Scholars Eye SB 1070 as Among Court's "Biggest Immigration Cases Ever"

Scholars Eye SB 1070 as Among Court's "Biggest Immigration Cases Ever"

Scholars Eye SB 1070 as Among Court's

On Monday the Supreme Court announced that it's ready to settle the contentious dispute over whether states, and not just the federal government, get to have a hand in enforcing immigration law.

The Supreme Court will be examining Arizona's SB 1070, the first law in the country that made it a state crime to be an undocumented immigrant. Technically, the Supreme Court is only examining four key provisions from the broad law, including the mandate that law enforcement officers question anyone they suspect to be an undocumented immigrant. But the high court's ruling will likely have far-reaching impacts on the lives of undocumented immigrants, and those suspected of being undocumented.

"This case has the potential for being one of the biggest immigration cases decided by the Supreme Court ever," said Kevin Johnson, dean of the UC Davis School of Law. "It touches on immigration. It touches on civil rights. It touches on state and federal power. And it's got a real cast of characters too."

One of them, Arizona Gov. Jan Brewer, who's been an unapologetic backer of SB 1070 and the copycats it has spawned since it became law in April 2010, praised the Supreme Court's decision to take up the case, and defended the controversial law's constitutionality in the face of a forceful challenge from the Department of Justice.

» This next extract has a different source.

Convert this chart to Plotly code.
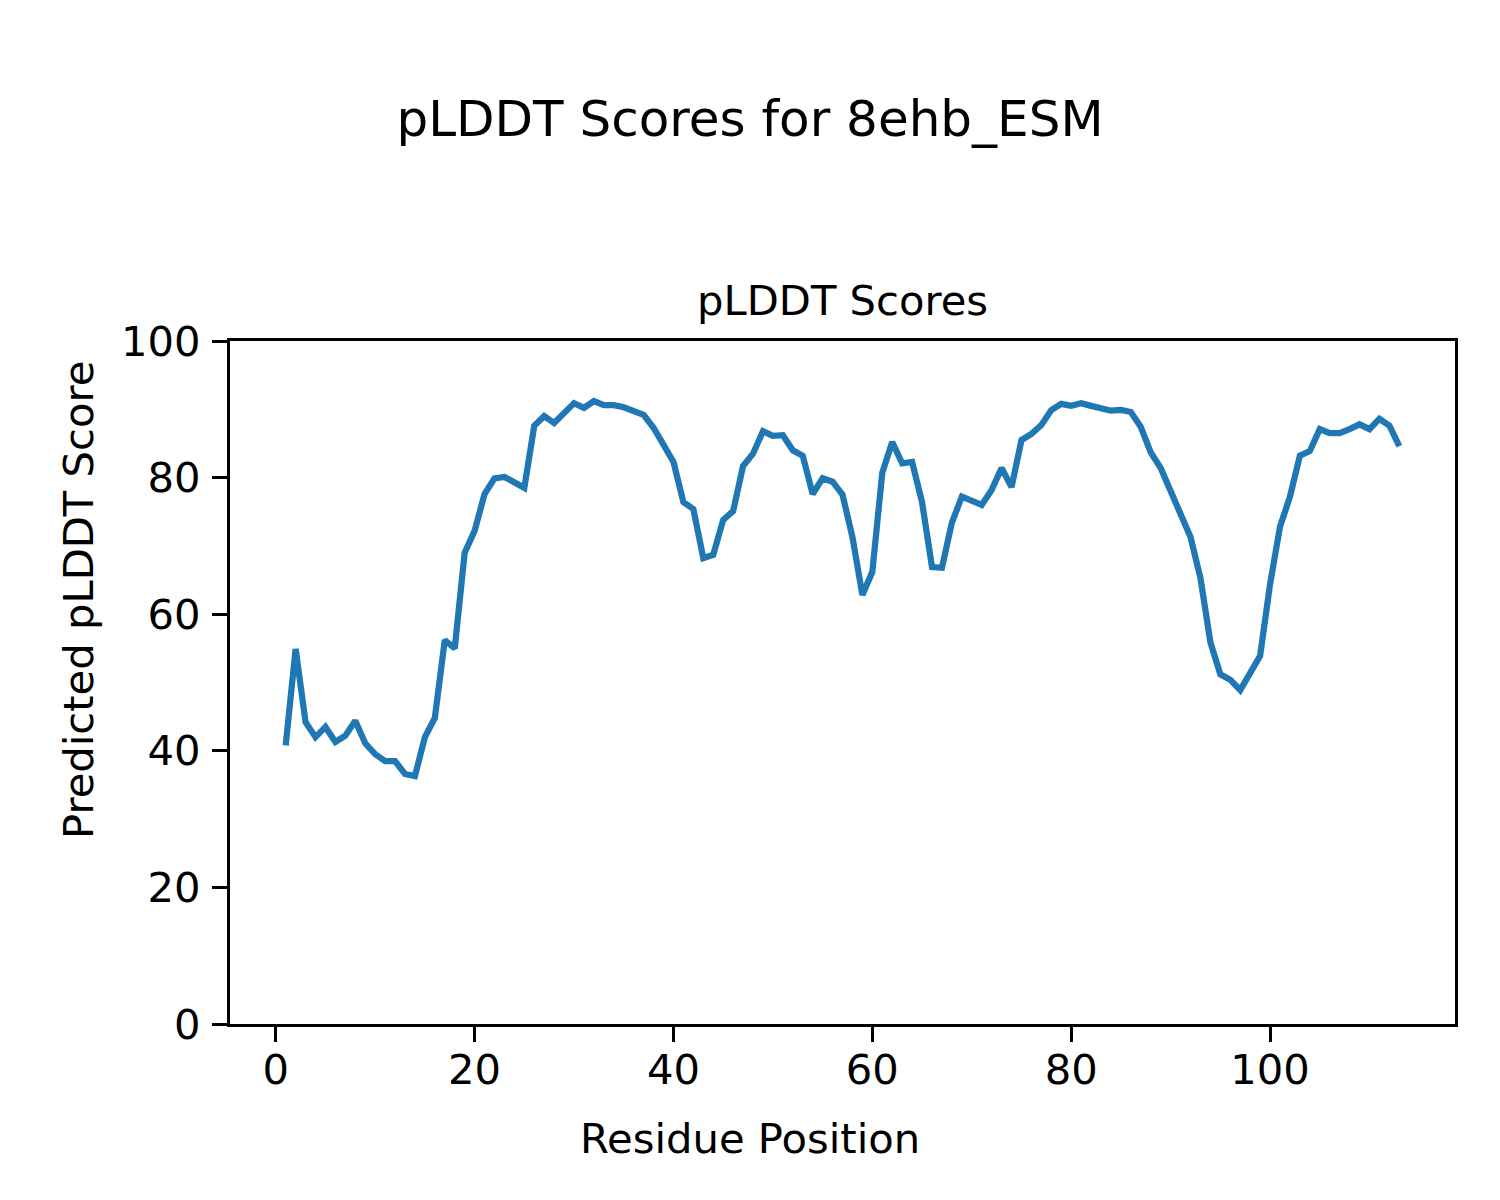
import plotly.graph_objects as go

residues = list(range(1, 114))
plddt = [
    40.8, 54.9, 44.2, 42.0, 43.5, 41.3, 42.2, 44.4, 41.1, 39.5,
    38.5, 38.5, 36.6, 36.3, 42.0, 44.8, 56.2, 55.0, 69.0, 72.2,
    77.6, 79.9, 80.1, 79.4, 78.5, 87.6, 89.0, 88.0, 89.6, 90.9,
    90.2, 91.2, 90.6, 90.6, 90.3, 89.8, 89.2, 87.3, 84.9, 82.3,
    76.4, 75.4, 68.2, 68.7, 73.8, 75.1, 81.7, 83.5, 86.8, 86.1,
    86.2, 84.0, 83.2, 77.6, 79.9, 79.4, 77.5, 71.3, 62.8, 66.2,
    80.7, 85.2, 82.1, 82.3, 76.4, 66.9, 66.8, 73.4, 77.2, 76.6,
    76.0, 78.2, 81.4, 78.6, 85.5, 86.4, 87.7, 89.9, 90.8, 90.5,
    90.9, 90.5, 90.2, 89.8, 89.9, 89.6, 87.4, 83.7, 81.4, 78.0,
    74.4, 71.3, 65.3, 55.9, 51.2, 50.4, 48.9, 51.2, 53.9, 64.4,
    72.8, 77.2, 83.2, 83.9, 87.1, 86.5, 86.5, 87.1, 87.8, 87.1,
    88.6, 87.6, 84.6,
]
x_ticks = [0, 20, 40, 60, 80, 100]
y_ticks = [0, 20, 40, 60, 80, 100]

suptitle = "pLDDT Scores for 8ehb_ESM"
axes_title = "pLDDT Scores"
x_label = "Residue Position"
y_label = "Predicted pLDDT Score"

FONT = "DejaVu Sans"
FS = 41.7

fig = go.Figure()
fig.add_trace(go.Scatter(
    x=residues, y=plddt, mode="lines",
    line=dict(color="#1f77b4", width=6.25),
    showlegend=False,
))

axis_common = dict(
    showgrid=False, zeroline=False,
    showline=True, linecolor="black", linewidth=3.3, mirror=True,
    ticks="outside", ticklen=15, tickwidth=3.3, tickcolor="black",
    tickfont=dict(family=FONT, size=FS, color="black"),
)

fig.update_layout(
    width=1500, height=1200,
    paper_bgcolor="white", plot_bgcolor="white",
    margin=dict(l=222, r=53, t=333, b=184),
    font=dict(family=FONT, color="black"),
    title=dict(text=suptitle, x=742 / 1500, xanchor="center", y=1 - 110 / 1200,
               yanchor="middle", yref="container",
               font=dict(family=FONT, size=50, color="black")),
    xaxis=dict(range=[-4.6, 118.6], tickvals=x_ticks,
               ticktext=[str(v) for v in x_ticks],
               ticklabelstandoff=-8, **axis_common),
    yaxis=dict(range=[0, 100], tickvals=y_ticks,
               ticktext=[str(v) for v in y_ticks],
               ticklabelstandoff=3, **axis_common),
    annotations=[
        dict(text=axes_title, x=0.5, xref="paper", y=1, yref="paper",
             xanchor="center", yanchor="bottom", yshift=14, showarrow=False,
             font=dict(family=FONT, size=FS, color="black")),
        # figure-level x label (centred on the whole figure)
        dict(text=x_label, x=(750 - 230) / 1225, xref="paper", y=0, yref="paper",
             xanchor="center", yanchor="middle", yshift=-114, showarrow=False,
             font=dict(family=FONT, size=FS, color="black")),
        # figure-level y label (centred on the whole figure)
        dict(text=y_label, x=0, xref="paper", y=(1024 - 600) / 683, yref="paper",
             xanchor="center", yanchor="middle", xshift=-152, textangle=-90,
             showarrow=False,
             font=dict(family=FONT, size=FS, color="black")),
    ],
)

fig.write_html("out.html")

"I signed SB 1070 in order to give our state and local law enforcement one more tool with which to combat illegal immigration, while acting in concert with federal law and the U.S. Constitution," Brewer said in a statement this week. "As I [signed SB 1070], I was keenly aware of the need to respect federal authority over immigration-related matters."

Not so, the federal government has argued. The DOJ, which sued Arizona, and has also filed separate lawsuits against Utah, Alabama and South Carolina over their unique SB 1070 copycat laws, has argued that under the Supremacy Clause of the Constitution, the federal government and the federal government alone have the right to create and enforce immigration laws. The DOJ has also argued that it has an enforcement plan, explained University of Texas law professor Denise Gilman, and that state laws that funnel more people into local immigration offices siphon away resources the federal government needs to focus on its actual priorities.

"What it signals is a decision by the Supreme Court that it is time to take up this question of where the boundaries lie between federal and state action on immigration enforcement," said Gilman.

The case arrived in front of the high court because of a complex legal tussle; Arizona Gov. Jan Brewer is challenging a lower court's decision to block SB 1070's key provisions from being enforced while the courts deal with the actual constitutionality of the provision. Brewer's argued that the law should go into effect anyway. Still, it's likely that the court will address the broad range of issues SB 1070 raises, not just the injunction request.

"I think the Supreme Court understands that this is a pressing issue for the state and for immigrants as well, and these issues are coming across the country, and you can't deny it if you wanted to," Johnson said.

"There's a record number of these types of laws getting passed right now," he said, adding that the court likely took up the case now because it saw a need for clarity on the issue, especially given the number of disparate rulings on these state laws.

"Whatever the Supreme Court decides in the Arizona case will absolutely impact the other litigation that is taking place," Gilman said.

For the meantime, she said, the federal government will likely keep pressing hard to reign in states that attempt to pass their own laws, even as ICE faces a similar problem of its own making.